Happy Spy Wednesday, everyone! The nickname for the Wednesday of Holy Week comes from today’s gospel, in which we are told that Judas ‘looked for’ a way to betray Jesus. The complete Gospel, Matthew 26:14-25, is as follows:

“One of the Twelve, the man called Judas Iscariot, went to the chief priests and said, ‘What are you prepared to give me if I hand him over to you?’ They paid him thirty silver pieces, and from that moment he looked for an opportunity to betray him.

Now on the first day of Unleavened Bread the disciples came to Jesus to say, ‘Where do you want us to make the preparations for you to eat the passover?’ ‘Go to so-and-so in the city’ he replied ‘and say to him, “The Master says: My time is near. It is at your house that I am keeping Passover with my disciples.”’ The disciples did what Jesus told them and prepared the Passover.

When evening came he was at table with the twelve disciples. And while they were eating he said ‘I tell you solemnly, one of you is about to betray me.’ They were greatly distressed and started asking him in turn, ‘Not I, Lord, surely?’ He answered, ‘Someone who has dipped his hand into the dish with me, will betray me. The Son of Man is going to his fate, as the scriptures say he will, but alas for that man by whom the Son of Man is betrayed! Better for that man if he had never been born!’ Judas, who was to betray him; asked in his turn, ‘Not I, Rabbi, surely?’ ‘They are your own words’ answered Jesus.”
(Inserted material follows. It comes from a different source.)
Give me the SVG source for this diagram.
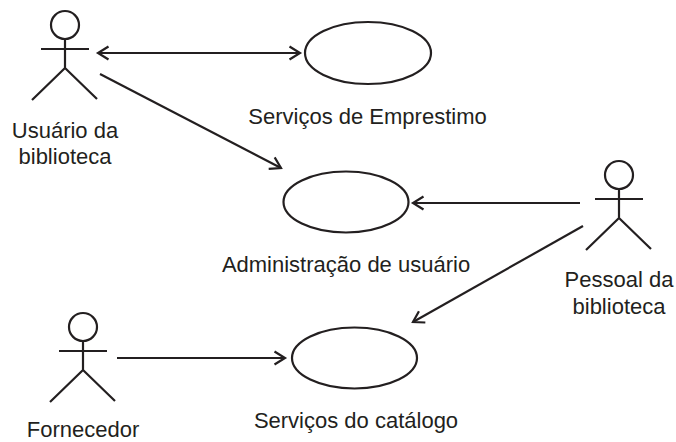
<svg xmlns="http://www.w3.org/2000/svg" width="676" height="442" viewBox="0 0 676 442">
<style>
.s{fill:none;stroke:#231f20;stroke-width:2.2}
.c{fill:none;stroke:#231f20;stroke-width:2.2}
text{font-family:"Liberation Sans",Arial,sans-serif;font-size:22px;fill:#231f20;text-anchor:middle}
</style>
<defs>
<marker id="a" markerUnits="userSpaceOnUse" markerWidth="16" markerHeight="18" refX="12" refY="8" orient="auto-start-reverse" overflow="visible">
<path d="M1.5 1.5 L12 8 L1.5 14.5" fill="none" stroke="#231f20" stroke-width="2.2"/>
</marker>
<g id="actor" class="s">
<circle cx="0" cy="0" r="14"/>
<path d="M0 14V43M-24 24H24M-33 75L0 43L32 74"/>
</g>
</defs>
<rect width="676" height="442" fill="#fff"/>
<g id="connectors">
<path class="c" d="M98 53H300" marker-start="url(#a)" marker-end="url(#a)"/>
<path class="c" d="M100 74L281 168" marker-end="url(#a)"/>
<path class="c" d="M580 203H413" marker-end="url(#a)"/>
<path class="c" d="M583 226L413 322" marker-end="url(#a)"/>
<path class="c" d="M117 358H285" marker-end="url(#a)"/>
</g>
<g id="usuario"><use href="#actor" x="65" y="25"/><text x="65" y="138">Usuário da</text><text x="65" y="164">biblioteca</text></g>
<g id="pessoal"><use href="#actor" x="619" y="175"/><text x="619" y="287">Pessoal da</text><text x="619" y="314">biblioteca</text></g>
<g id="fornecedor"><use href="#actor" x="83" y="327"/><text x="83" y="437">Fornecedor</text></g>
<g id="emprestimo"><ellipse class="s" cx="368" cy="53" rx="63" ry="31"/><text x="367.500" y="124">Serviços de Emprestimo</text></g>
<g id="administracao"><ellipse class="s" cx="346" cy="202" rx="62.500" ry="30.500"/><text x="346" y="272">Administração de usuário</text></g>
<g id="catalogo"><ellipse class="s" cx="354.500" cy="358" rx="62.500" ry="30.500"/><text x="356" y="428">Serviços do catálogo</text></g>
</svg>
We don’t know why Judas wanted to betray Jesus. There are numerous theories, some of them plausible, and it is a fascinating subject, one on which I have written before. No doubt this Easter, people will still be speculating about what made the Man of Kerioth do what he did.
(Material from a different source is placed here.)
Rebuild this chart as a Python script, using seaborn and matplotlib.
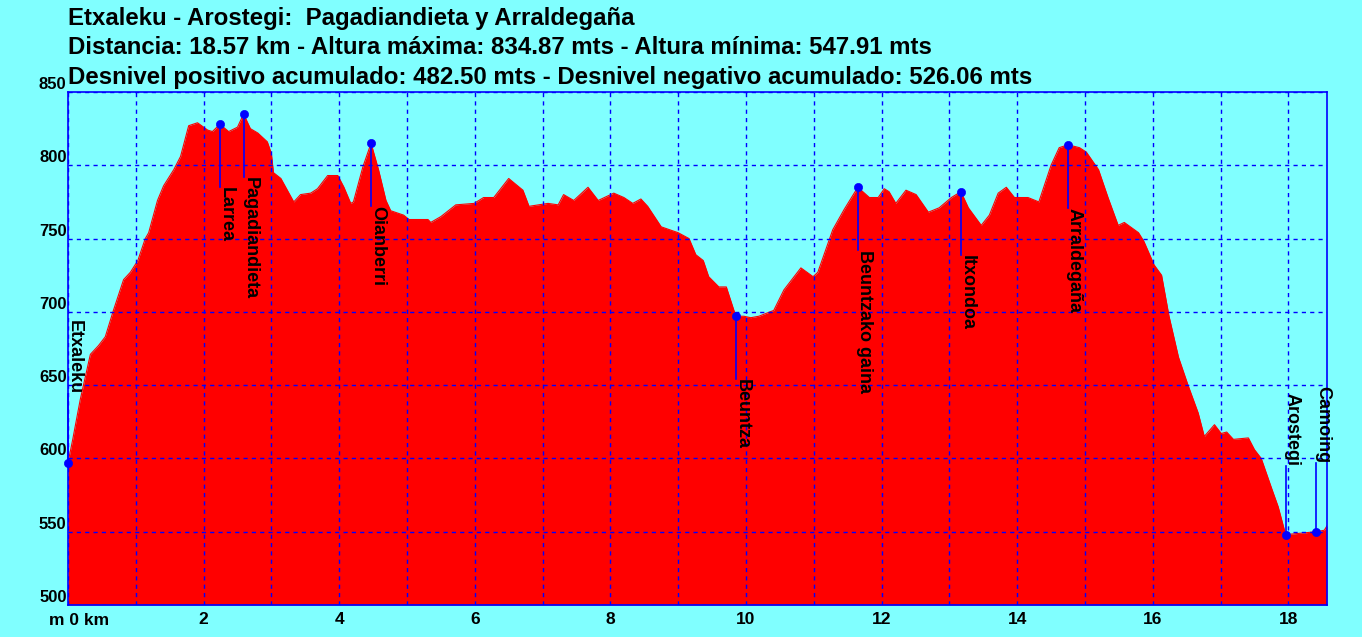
import numpy as np
import pandas as pd
import seaborn as sns
import matplotlib.pyplot as plt
from matplotlib.transforms import offset_copy

dist_km = [0.0, 0.07, 0.18, 0.33, 0.45, 0.55, 0.67, 0.82, 0.92, 1.03, 1.14, 1.19, 1.32, 1.41,
           1.56, 1.66, 1.78, 1.91, 2.06, 2.13, 2.24, 2.37, 2.50, 2.59, 2.69, 2.80, 2.94, 3.00,
           3.03, 3.14, 3.33, 3.43, 3.58, 3.68, 3.83, 3.98, 4.07, 4.17, 4.21, 4.35, 4.47, 4.58,
           4.69, 4.76, 4.95, 5.03, 5.31, 5.35, 5.50, 5.72, 5.99, 6.13, 6.28, 6.50, 6.71, 6.80,
           7.08, 7.23, 7.31, 7.46, 7.67, 7.82, 8.05, 8.20, 8.33, 8.45, 8.55, 8.75, 9.00, 9.16,
           9.26, 9.37, 9.45, 9.60, 9.71, 9.85, 9.97, 10.07, 10.19, 10.41, 10.56, 10.81, 10.99,
           11.06, 11.28, 11.45, 11.65, 11.82, 11.95, 12.04, 12.11, 12.21, 12.36, 12.51, 12.69,
           12.85, 13.03, 13.17, 13.28, 13.47, 13.59, 13.72, 13.84, 13.96, 14.16, 14.32, 14.50,
           14.62, 14.75, 14.92, 15.02, 15.20, 15.34, 15.49, 15.58, 15.79, 15.87, 16.02, 16.13,
           16.24, 16.38, 16.52, 16.67, 16.76, 16.91, 17.01, 17.09, 17.19, 17.41, 17.50, 17.60,
           17.75, 17.85, 17.96, 18.19, 18.41, 18.53, 18.57]
elev_m = [597, 613, 640, 671, 677, 683, 701, 722, 727, 735, 750, 754, 776, 786,
          797, 806, 827, 829, 824, 823, 828, 823, 826, 835, 825, 822, 816, 808,
          795, 791, 775, 780, 781, 784, 793, 793, 785, 774, 775, 799, 815, 797,
          776, 769, 766, 763, 763, 761, 765, 773, 774, 778, 778, 791, 783, 772,
          774, 773, 780, 776, 785, 776, 781, 778, 774, 777, 772, 758, 754, 750,
          739, 735, 724, 717, 717, 697, 697, 696, 697, 701, 715, 730, 724,
          727, 756, 770, 785, 778, 778, 784, 782, 774, 783, 780, 768,
          771, 778, 782, 771, 759, 766, 781, 785, 778, 778, 775, 800,
          812, 814, 812, 809, 797, 778, 759, 761, 754, 748, 732, 725,
          697, 669, 650, 631, 615, 623, 617, 618, 613, 614, 606, 600,
          580, 567, 548, 549, 550, 551, 554]

wp_names = ['Etxaleku', 'Larrea', 'Pagadiandieta', 'Oianberri', 'Beuntza',
            'Beuntzako gaina', 'Itxondoa', 'Arraldegaña', 'Arostegi', 'Camoing']
wp_km = [0.0, 2.24, 2.59, 4.47, 9.85, 11.65, 13.17, 14.75, 17.96, 18.41]
wp_elev = [597, 828, 835, 815, 697, 785, 782, 814, 548, 550]

title_lines = ['Etxaleku - Arostegi:  Pagadiandieta y Arraldegaña',
               'Distancia: 18.57 km - Altura máxima: 834.87 mts - Altura mínima: 547.91 mts',
               'Desnivel positivo acumulado: 482.50 mts - Desnivel negativo acumulado: 526.06 mts']

profile = pd.DataFrame({'km': dist_km, 'm': elev_m})
waypoints = pd.DataFrame({'name': wp_names, 'km': wp_km, 'm': wp_elev})

bg = '#80FFFF'
blue = '#0000FF'
plt.rcParams['font.family'] = ['Liberation Sans', 'DejaVu Sans']
plt.rcParams['font.weight'] = 'bold'

fig = plt.figure(figsize=(13.62, 6.37), dpi=100, facecolor=bg)
ax = fig.add_axes([68 / 1362, 1 - 605 / 637, (1327 - 68) / 1362, (605 - 92) / 637])
ax.set_facecolor(bg)

ax.fill_between(profile['km'], profile['m'], 500, color='#FF0000', lw=0, zorder=1)
sns.lineplot(data=profile, x='km', y='m', color='#FF0000', lw=0.8, ax=ax, zorder=1)

# waypoint markers, leader lines and names
txt_tr = offset_copy(ax.transData, fig=fig, x=-1.5, y=0, units='points')
for name, km, m in zip(wp_names, wp_km, wp_elev):
    if m < 650:
        end = m + 47
        va = 'bottom'
    else:
        end = m - 43
        va = 'top'
    ax.plot([km, km], [m, end], color=blue, lw=1.2, zorder=3, clip_on=False)
    ax.text(km, end, name, rotation=270, ha='left', va=va, fontsize=13,
            fontweight='bold', color='black', zorder=6, transform=txt_tr)
sns.scatterplot(data=waypoints, x='km', y='m', color=blue, s=35, edgecolor=blue,
                ax=ax, zorder=7, clip_on=False, legend=False)

ax.set_xlim(0, 18.57)
ax.set_ylim(500, 850)
ax.set_xticks(np.arange(0, 19, 1))
ax.set_yticks(np.arange(500, 851, 50))
ax.grid(True, color=blue, lw=1.0, ls=(0, (3, 3)), zorder=2)
ax.set_axisbelow(False)
for s in ax.spines.values():
    s.set_color(blue)
    s.set_linewidth(1.2)
    s.set_zorder(5)

xlabels = ['' if (k % 2 or k == 0) else str(k) for k in range(19)]
ax.set_xticklabels(xlabels, fontsize=12.5, fontweight='bold')
ax.set_yticklabels([str(v) for v in range(500, 851, 50)], fontsize=12, fontweight='bold')
for lab in ax.get_yticklabels():
    lab.set_verticalalignment('bottom')
ax.tick_params(axis='both', length=0)
ax.tick_params(axis='x', pad=5)
ax.tick_params(axis='y', pad=1)
ax.set_xlabel('')
ax.set_ylabel('')
ax.annotate('m 0 km', xy=(0, 0), xycoords='axes fraction', xytext=(-14, -6),
            textcoords='offset points', ha='left', va='top', fontsize=12.5, fontweight='bold')

for i, line in enumerate(title_lines):
    fig.text(68 / 1362, 1 - (25 + 29.5 * i) / 637, line, ha='left', va='baseline',
             fontsize=17.3, fontweight='bold', color='black')

fig.savefig('out.png', dpi=100, facecolor=bg)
Most interesting in the Gospel above, though, and rather important for our own age, is the fact that Jesus sent his disciples, clearly with prearrangement, to a person in the city, who may have been the mother of Saint Mark. But it is important to notice that in a break with Jewish tradition, Jesus did not celebrate the Passover with a family group. There were no women present, not even, it seems, to do the cooking, for the preparation of the Passover is in the hands of the disciples, who are male. And at the table of the Last Supper, no women were present, even though Jewish tradition makes it clear that the mother of the house and the children have an important role to play.
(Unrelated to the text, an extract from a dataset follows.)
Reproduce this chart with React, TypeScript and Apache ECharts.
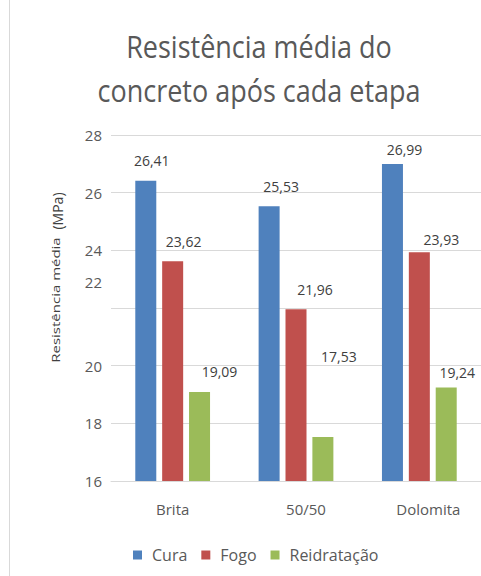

And yet it is clear from an attentive reading of the gospel accounts that the owners of the building were celebrating their own seder separately; as was the Virgin Mary, as was Saint Mary Magdalene; as were the Holy Women who until this point, had accompanied Jesus and looked after his physical needs (Matthew 27:55) which presumably meant that they had been at his seders of previous years.

So why did Jesus so pointedly exclude his female followers from the Last Supper? The answer lies in the following: the Last Supper was not a seder like the previous seders. In it he was founding the priesthood, a new structure, one that he was bequeathing exclusively to His apostles and to no one else. There is no other rational explanation. Needless to say, I do not consider the idea that the Son of God was bound by social convention that he could not subvert to be a rational explanation.

It saddens me that so many people who think they are Catholic seem to believe in women priests. I hope this is because they have not thought about it properly, or because they have not read the Scriptures with due attention. The desire to correct the Son of God, or to improve on what he has bequeathed us is not a good desire. Saint John Paul II was certainly right about that!